Give the number of lines that include the word "chart", nothing more.

+ + +

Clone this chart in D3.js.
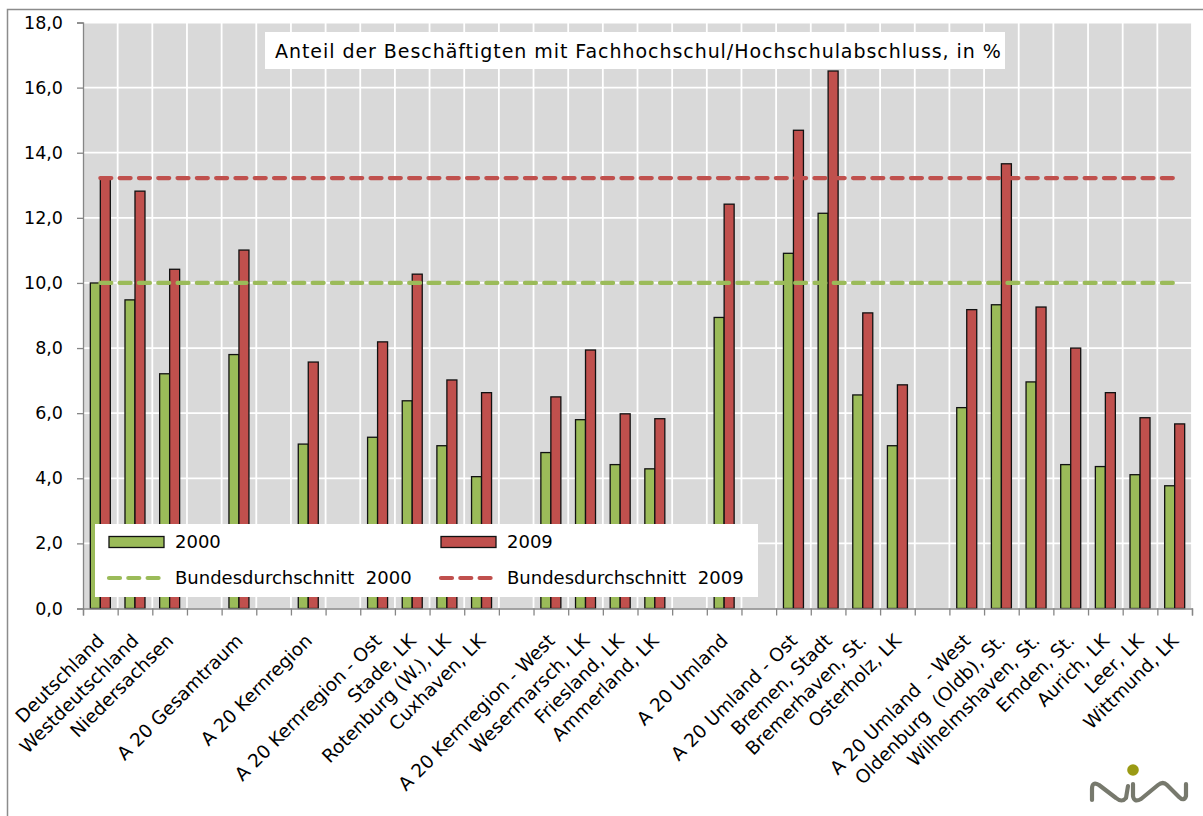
<!DOCTYPE html>
<html>
<head>
<meta charset="utf-8">
<script src="https://cdn.jsdelivr.net/npm/d3@7"></script>
<style>
  html, body { margin: 0; padding: 0; background: #ffffff; }
  svg { display: block; font-family: "DejaVu Sans", Verdana, sans-serif; }
  text { white-space: pre; }
</style>
</head>
<body>
<svg id="chart" width="1203" height="816"></svg>
<script>
// ---------- data ----------
const categories = [
  "Deutschland", "Westdeutschland", "Niedersachsen", "",
  "A 20 Gesamtraum", "", "A 20 Kernregion", "",
  "A 20 Kernregion - Ost", "Stade, LK", "Rotenburg (W.), LK", "Cuxhaven, LK", "",
  "A 20 Kernregion - West", "Wesermarsch, LK", "Friesland, LK", "Ammerland, LK", "",
  "A 20 Umland", "", "A 20 Umland - Ost", "Bremen, Stadt", "Bremerhaven, St.", "Osterholz, LK", "",
  "A 20 Umland  - West", "Oldenburg  (Oldb), St.", "Wilhelmshaven, St.", "Emden, St.",
  "Aurich, LK", "Leer, LK", "Wittmund, LK"
];
const values2000 = [
  10.0, 9.48, 7.21, null,
  7.80, null, 5.05, null,
  5.26, 6.38, 5.00, 4.05, null,
  4.79, 5.80, 4.42, 4.29, null,
  8.94, null, 10.91, 12.14, 6.56, 5.00, null,
  6.17, 9.33, 6.96, 4.42, 4.36, 4.11, 3.77
];
const values2009 = [
  13.22, 12.82, 10.42, null,
  11.01, null, 7.57, null,
  8.19, 10.27, 7.02, 6.63, null,
  6.50, 7.94, 5.98, 5.83, null,
  12.42, null, 14.69, 16.51, 9.08, 6.87, null,
  9.18, 13.66, 9.26, 8.00, 6.63, 5.86, 5.67
];
const bundes2000 = 10.0;
const bundes2009 = 13.22;
const yTicks = [0, 2, 4, 6, 8, 10, 12, 14, 16, 18];
const seriesNames = ["2000", "2009"];
const lineNames = ["Bundesdurchschnitt  2000", "Bundesdurchschnitt  2009"];
const titleText = "Anteil der Beschäftigten mit Fachhochschul/Hochschulabschluss, in %";

// ---------- styles ----------
const GREEN = "#9bbb59", RED = "#c0504d", PLOT_BG = "#d9d9d9", AXIS = "#868686";
const FONT = 17.5;

const svg = d3.select("#chart");
const plot = { left: 83, right: 1192, top: 22.5, bottom: 608.5 };

// outer border
svg.append("rect").attr("x", 7.5).attr("y", 9.5).attr("width", 1220).attr("height", 840)
  .attr("fill", "none").attr("stroke", "#8c8c8c").attr("stroke-width", 1.5);

const idx = d3.range(categories.length);
const x = d3.scaleBand().domain(idx).range([plot.left, plot.right]).padding(0);
const bw = x.bandwidth();
const xs = d3.scaleBand().domain(seriesNames).range([bw * 0.2115, bw * 0.7885]).padding(0);
const y = d3.scaleLinear().domain([0, 18]).range([plot.bottom, plot.top]);
const xb = d3.scaleLinear().domain([0, categories.length]).range([plot.left, plot.right]);

// plot background
svg.append("rect").attr("x", plot.left).attr("y", plot.top)
  .attr("width", plot.right - plot.left).attr("height", plot.bottom - plot.top)
  .attr("fill", PLOT_BG);

// gridlines
svg.append("g").selectAll("line.h").data(yTicks.slice(1)).join("line")
  .attr("x1", plot.left).attr("x2", plot.right)
  .attr("y1", d => y(d)).attr("y2", d => y(d))
  .attr("stroke", "#ffffff").attr("stroke-width", 1.8);
svg.append("g").selectAll("line.v").data(d3.range(1, categories.length + 1)).join("line")
  .attr("x1", d => xb(d)).attr("x2", d => xb(d))
  .attr("y1", plot.top).attr("y2", plot.bottom)
  .attr("stroke", "#ffffff").attr("stroke-width", 1.8);

// bars
const barData = [];
idx.forEach(i => {
  if (values2000[i] != null) barData.push({ i, s: "2000", v: values2000[i] });
  if (values2009[i] != null) barData.push({ i, s: "2009", v: values2009[i] });
});
svg.append("g").selectAll("rect").data(barData).join("rect")
  .attr("x", d => x(d.i) + xs(d.s))
  .attr("y", d => y(d.v))
  .attr("width", xs.bandwidth())
  .attr("height", d => y(0) - y(d.v))
  .attr("fill", d => d.s === "2000" ? GREEN : RED)
  .attr("stroke", "#111").attr("stroke-width", 1.3);

// average lines
const lineGen = d3.line().x(d => x(d.i) + bw / 2).y(d => y(d.v));
[[bundes2000, GREEN], [bundes2009, RED]].forEach(([v, c]) => {
  svg.append("path")
    .datum(idx.map(i => ({ i, v })))
    .attr("d", lineGen)
    .attr("fill", "none").attr("stroke", c).attr("stroke-width", 4.2)
    .attr("stroke-linecap", "round").attr("stroke-dasharray", "11,8.3");
});

// y axis
const yAxis = svg.append("g").attr("transform", `translate(${plot.left},0)`)
  .call(d3.axisLeft(y).tickValues(yTicks).tickSize(6).tickPadding(14)
    .tickFormat(d => d.toFixed(1).replace(".", ",")));
yAxis.select(".domain").attr("stroke", AXIS).attr("stroke-width", 1.3);
yAxis.selectAll(".tick line").attr("stroke", AXIS).attr("stroke-width", 1.3);
yAxis.selectAll("text").attr("font-size", FONT).attr("fill", "#000")
  .attr("font-family", '"DejaVu Sans", Verdana, sans-serif');

// x axis ticks at boundaries
const xAxis = svg.append("g").attr("transform", `translate(0,${plot.bottom})`)
  .call(d3.axisBottom(xb).tickValues(d3.range(0, categories.length + 1)).tickSize(7).tickFormat(""));
xAxis.select(".domain").attr("stroke", AXIS).attr("stroke-width", 1.3);
xAxis.selectAll(".tick line").attr("stroke", AXIS).attr("stroke-width", 1.3);

// x labels
svg.append("g").selectAll("text").data(idx.filter(i => categories[i] !== "")).join("text")
  .attr("transform", i => `translate(${x(i) + bw / 2 - 5},${632}) rotate(-45)`)
  .attr("text-anchor", "end")
  .attr("dy", "0.76em")
  .attr("font-size", 18.5)
  .attr("fill", "#000")
  .text(i => categories[i]);

// title box
svg.append("rect").attr("x", 265).attr("y", 32).attr("width", 740).attr("height", 37).attr("fill", "#fff");
svg.append("text").attr("x", 275).attr("y", 57.5).attr("font-size", 19)
  .attr("letter-spacing", 0.95).attr("fill", "#000").text(titleText);

// legend
const lg = svg.append("g");
lg.append("rect").attr("x", 95).attr("y", 524).attr("width", 663).attr("height", 73).attr("fill", "#fff");
const legendItems = [
  { type: "bar", color: GREEN, label: seriesNames[0], x: 109, y: 542 },
  { type: "bar", color: RED, label: seriesNames[1], x: 441, y: 542 },
  { type: "line", color: GREEN, label: lineNames[0], x: 109, y: 578 },
  { type: "line", color: RED, label: lineNames[1], x: 441, y: 578 }
];
legendItems.forEach(d => {
  if (d.type === "bar") {
    lg.append("rect").attr("x", d.x).attr("y", d.y - 5.5).attr("width", 55).attr("height", 11)
      .attr("fill", d.color).attr("stroke", "#111").attr("stroke-width", 1.3);
  } else {
    lg.append("line").attr("x1", d.x).attr("x2", d.x + 50).attr("y1", d.y).attr("y2", d.y)
      .attr("stroke", d.color).attr("stroke-width", 4.2).attr("stroke-linecap", "round")
      .attr("stroke-dasharray", "11,8.3");
  }
  lg.append("text").attr("x", d.x + 66).attr("y", d.y).attr("dy", "0.36em")
    .attr("font-size", 18).attr("fill", "#000").text(d.label);
});

// logo
const logo = svg.append("g").attr("fill", "none").attr("stroke", "#77796d")
  .attr("stroke-width", 4.2).attr("stroke-linecap", "round").attr("stroke-linejoin", "round");
logo.append("path").attr("d", "M1092,800 L1092,789 Q1092,781 1099,785 L1116,798 Q1122,803 1126,798 L1128,786");
logo.append("path").attr("d", "M1133,784 L1133,796 Q1134,803 1141,799 L1158,785 Q1163,781 1167,785 L1179,797 Q1184,802 1186,796 L1186,784");
svg.append("circle").attr("cx", 1133).attr("cy", 770).attr("r", 5.8).attr("fill", "#9a9a14");
</script>
</body>
</html>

+ + +

Correct response - 3